Антон Попов (Засодимский) - страница 9

Он ничего не ответил мне на это, и я через минуту опять заснул.

Антоше в это время стали даже грезиться какие-то странные сны…

Однажды утром, помню, он рассказывал мне:

– Снилось мне, что я будто стою на какой-то высокой-высокой горе, и с нее было видно мне чуть не полмира… Воздух, знаешь, такой чистый, прозрачный, и я все видел далеко-далеко… видел высокие горы, темные, дремучие леса и дикие каменистые пустыни, видел поля, луга, великолепные города и тихие селения, видел реки, моря, а на морях – корабли… Я так загляделся, был в таком восторге, что просто сказать не могу! Я ведь чувствовал, что это не нарисовано, а все настоящее, живое… Картина передо мной была так велика, что у меня дух захватывало… Вдруг рядом со мной очутилась какая-то высокая, темная тень; фигура ее была совершенно человеческая, только за плечами ее как будто приподнимались два черные крыла. Я не мог рассмотреть ее обличья: оно было темное и поминутно менялось… Я заметил только, что глаза были большие и горели, как красные, раскаленные уголья… Тень наклонилась ко мне и на меня повеяло холодом. Мне стало страшно. Я хотел отшатнуться – и не мог: ноги мои точно одеревенели.

«Поклонись мне, отдай мне свою душу – и я тебе дам все, что теперь ты видишь перед собой! – неприятным шепотом заговорила тень. – Полмира твои… Слышишь? Или тебе еще мало?.. Так я тебе дам больше… гораздо больше!»

«Кто же ты? – выговорил я с трудом. – Уж ты не тот ли, что искушал Христа?»

«Да! Ты узнал меня… Я – тот… – шептала тень. – Но смотри, смотри туда… Все это будет твое!»

Тень протянула вперед свою темную, дрожащую руку, и от руки ее на земле вдруг стало черно и мрачно, знаешь, как бывает от набегающей тучи.

«Нет! – крикнул я. – Я не поклонюсь и не отдам тебе душу!»

Тут вдруг грянул гром и с страшным треском прокатился далеко-далеко. Отвратительная тень исчезла, как будто растаяла в воздухе. Над землей все опять стало тихо, и яркое солнце так кротко и ласково светило с небес… В это время я проснулся…

– Странный сон! – заметил я.

Антоша задумчиво посмотрел на меня и ничего не сказал.

IV

К концу великого поста Антоша заметно похудел, щеки его осунулись и побледнели, глаза от худобы казались еще больше, и в этих глазах – до тех пор таких спокойных и кротких – теперь горел какой-то лихорадочный, тревожный огонек.

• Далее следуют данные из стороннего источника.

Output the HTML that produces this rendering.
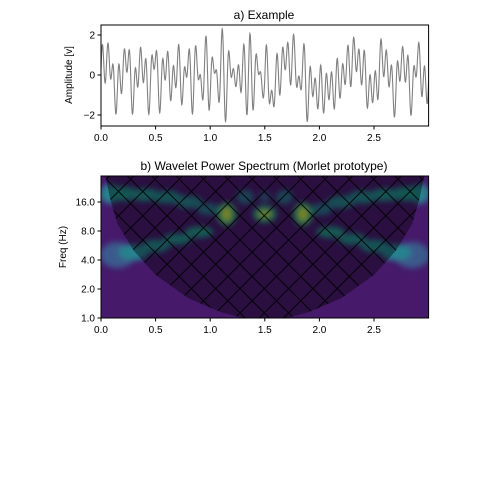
<!DOCTYPE html>
<html><head><meta charset="utf-8"><style>
html,body{margin:0;padding:0;background:#fff;width:504px;height:504px;overflow:hidden}
text{font-family:"Liberation Sans","DejaVu Sans",sans-serif;fill:#000}
</style></head><body>
<svg id="svg" width="504" height="504" viewBox="0 0 504 504">
<defs>
<clipPath id="clipTop"><rect x="101" y="25" width="327.6" height="101"/></clipPath>
<clipPath id="clipBot"><rect x="101" y="176" width="327.6" height="142"/></clipPath>
<filter id="blur" x="-50%" y="-50%" width="200%" height="200%"><feGaussianBlur stdDeviation="3"/></filter>
<pattern id="hatch" x="215.7" y="240" width="24.3" height="24.3" patternUnits="userSpaceOnUse">
<path d="M0,0 L24.3,24.3 M24.3,0 L0,24.3" stroke="#000" stroke-width="0.9"/>
</pattern>
</defs>
<g id="gtop"></g>
<g id="gbot"></g>
<text x="264" y="19" font-size="12" text-anchor="middle">a) Example</text>
<text x="264" y="170" font-size="12" text-anchor="middle">b)  Wavelet Power Spectrum (Morlet prototype)</text>
<text transform="translate(72,75) rotate(-90)" font-size="10" text-anchor="middle">Amplitude [v]</text>
<text transform="translate(66,247) rotate(-90)" font-size="10" text-anchor="middle">Freq (Hz)</text>
</svg>
<script>
// ---- data ----
const toneFreqs = [20, 12.5];
const toneAmps = [0.9, 0.35];
const chirpStartFreq = [4.5];
const chirpMidFreq = [11];
const chirpAmp = [0.85];
const burstTimes = [1.15, 1.5, 1.85];
const burstFreq = [12];
const burstAmp = [0.9];
const xTicks = [0, 0.5, 1.0, 1.5, 2.0, 2.5];
const xTickLabels = ["0.0","0.5","1.0","1.5","2.0","2.5"];
const yTicksTop = [-2, 0, 2];
const yTickLabelsTop = ["\u22122","0","2"];
const freqTicks = [1, 2, 4, 8, 16];
const freqTickLabels = ["1.0","2.0","4.0","8.0","16.0"];
const blobT = [0.15, 2.85, 0.3, 2.7, 0.5, 2.5, 0.7, 2.3, 0.9, 2.1, 0.08, 2.92, 0.2, 2.8, 0.4, 2.6, 0.6, 2.4, 0.8, 2.2, 0.98, 2.02, 1.15, 1.5, 1.85, 1.15, 1.5, 1.85, 1.32, 1.68, 1.5];
const blobF = [4.5, 4.5, 4.8, 4.8, 5.6, 5.6, 6.6, 6.6, 7.8, 7.8, 19.5, 19.5, 19.5, 19.5, 19, 19, 18, 18, 16, 16, 13.5, 13.5, 12, 12, 12, 12, 12, 12, 18, 18, 18];
const blobRx = [0.16, 0.16, 0.14, 0.14, 0.13, 0.13, 0.13, 0.13, 0.13, 0.13, 0.09, 0.09, 0.14, 0.14, 0.14, 0.14, 0.14, 0.14, 0.13, 0.13, 0.1, 0.1, 0.09, 0.11, 0.09, 0.035, 0.06, 0.035, 0.08, 0.08, 0.05];
const blobRy = [0.45, 0.45, 0.28, 0.28, 0.22, 0.22, 0.2, 0.2, 0.2, 0.2, 0.35, 0.35, 0.25, 0.25, 0.22, 0.22, 0.22, 0.22, 0.22, 0.22, 0.22, 0.22, 0.4, 0.3, 0.4, 0.22, 0.12, 0.22, 0.25, 0.25, 0.2];
const blobC = ["#3b5a8c","#3b5a8c","#26828e","#26828e","#23898e","#23898e","#21908d","#21908d","#22958b","#22958b","#2a7a8e","#2a7a8e","#1f9088","#1f9088","#21908d","#21908d","#22888d","#22888d","#26828e","#26828e","#2c728e","#2c728e","#35b779","#2aa383","#35b779","#d8e219","#b5de2b","#d8e219","#2e6e8e","#2e6e8e","#355e8d"];
const coiT = [0.04, 0.08, 0.15, 0.3, 0.5, 0.8, 1.1, 1.3, 1.7, 1.9, 2.2, 2.5, 2.7, 2.85, 2.92, 2.96];
const coiF = [30, 18, 9.5, 5, 2.8, 1.6, 1.15, 1.0, 1.0, 1.15, 1.6, 2.8, 5, 9.5, 18, 30];

const NS = "http://www.w3.org/2000/svg";
function el(tag, attrs, parent){const e=document.createElementNS(NS,tag);for(const k in attrs)e.setAttribute(k,attrs[k]);parent.appendChild(e);return e;}
const X = t => 101 + t * 109.2;
const Ytop = v => 75 - v * 20;
const Yf = f => 318 - Math.log2(f) * 29;
const gTop = document.getElementById('gtop'), gBot = document.getElementById('gbot');

let pts = [];
for (let t = 0; t <= 3.0; t += 0.002) {
  let v = 0;
  for (let i = 0; i < toneFreqs.length; i++) v += toneAmps[i] * Math.sin(2*Math.PI*toneFreqs[i]*t + i);
  const d = Math.abs(t - 1.5) / 1.5;
  const fc = chirpMidFreq[0] + (chirpStartFreq[0]-chirpMidFreq[0]) * d;
  v += chirpAmp[0] * Math.sin(2*Math.PI*fc*t);
  for (const bt of burstTimes) v += burstAmp[0] * Math.exp(-Math.pow((t-bt)/0.08,2)) * Math.sin(2*Math.PI*burstFreq[0]*t);
  pts.push(X(t).toFixed(2)+','+Ytop(v).toFixed(2));
}
const g1 = el('g',{'clip-path':'url(#clipTop)'},gTop);
const line = el('polyline',{points:pts.join(' '),fill:'none',stroke:'#808080','stroke-width':1.1},g1);



const g2 = el('g',{'clip-path':'url(#clipBot)'},gBot);
el('rect',{x:101,y:176,width:327.6,height:142,fill:'#46196b'},g2);
const gb = el('g',{filter:'url(#blur)'},g2);
for (let i = 0; i < blobT.length; i++) {
  const e = el('ellipse',{cx:X(blobT[i]),cy:Yf(blobF[i]),rx:blobRx[i]*109.2,ry:blobRy[i]*29,fill:blobC[i]},gb);
  
  
}
let cp = coiT.map((t,i)=>X(t).toFixed(1)+','+Yf(coiF[i]).toFixed(1));
cp.push(X(coiT[coiT.length-1])+',150'); cp.push(X(coiT[0])+',150');
const cone = el('polygon',{points:cp.join(' '),fill:'rgba(0,0,0,0.4)'},g2);


el('polygon',{points:cp.join(' '),fill:'url(#hatch)'},g2);

function frame(parent,y0,h){el('rect',{x:101,y:y0,width:327.6,height:h,fill:'none',stroke:'#000','stroke-width':1},parent);}
frame(gTop,25,101); frame(gBot,176,142);
function xAxis(parent,yb){
  xTicks.forEach((t,i)=>{
    el('line',{x1:X(t),x2:X(t),y1:yb,y2:yb+3.5,stroke:'#000'},parent);
    const tx=el('text',{x:X(t),y:yb+15,'font-size':10,'text-anchor':'middle'},parent);tx.textContent=xTickLabels[i];
    
    
  });
}
xAxis(gTop,126); xAxis(gBot,318);
yTicksTop.forEach((v,i)=>{
  el('line',{x1:97.5,x2:101,y1:Ytop(v),y2:Ytop(v),stroke:'#000'},gTop);
  const tx=el('text',{x:95,y:Ytop(v)+3.5,'font-size':10,'text-anchor':'end'},gTop);tx.textContent=yTickLabelsTop[i];
  
  
});
freqTicks.forEach((f,i)=>{
  el('line',{x1:97.5,x2:101,y1:Yf(f),y2:Yf(f),stroke:'#000'},gBot);
  const tx=el('text',{x:95,y:Yf(f)+3.5,'font-size':10,'text-anchor':'end'},gBot);tx.textContent=freqTickLabels[i];
  
  
});
</script>
</body></html>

В его лице, в минуты нападавшей на него глубокой задумчивости, я подмечал порою мучительное, почти болезненное выражение. Вообще, Антон Попов в один месяц, от своего постничанья, от дум и бессонных ночей сильно изменился. Мне даже казалось, что он как будто вырос и физиономия его сделалась серьезнее, осмысленнее… Было очевидно, что он ломал голову над каким-то неразрешимым, мудреным вопросом.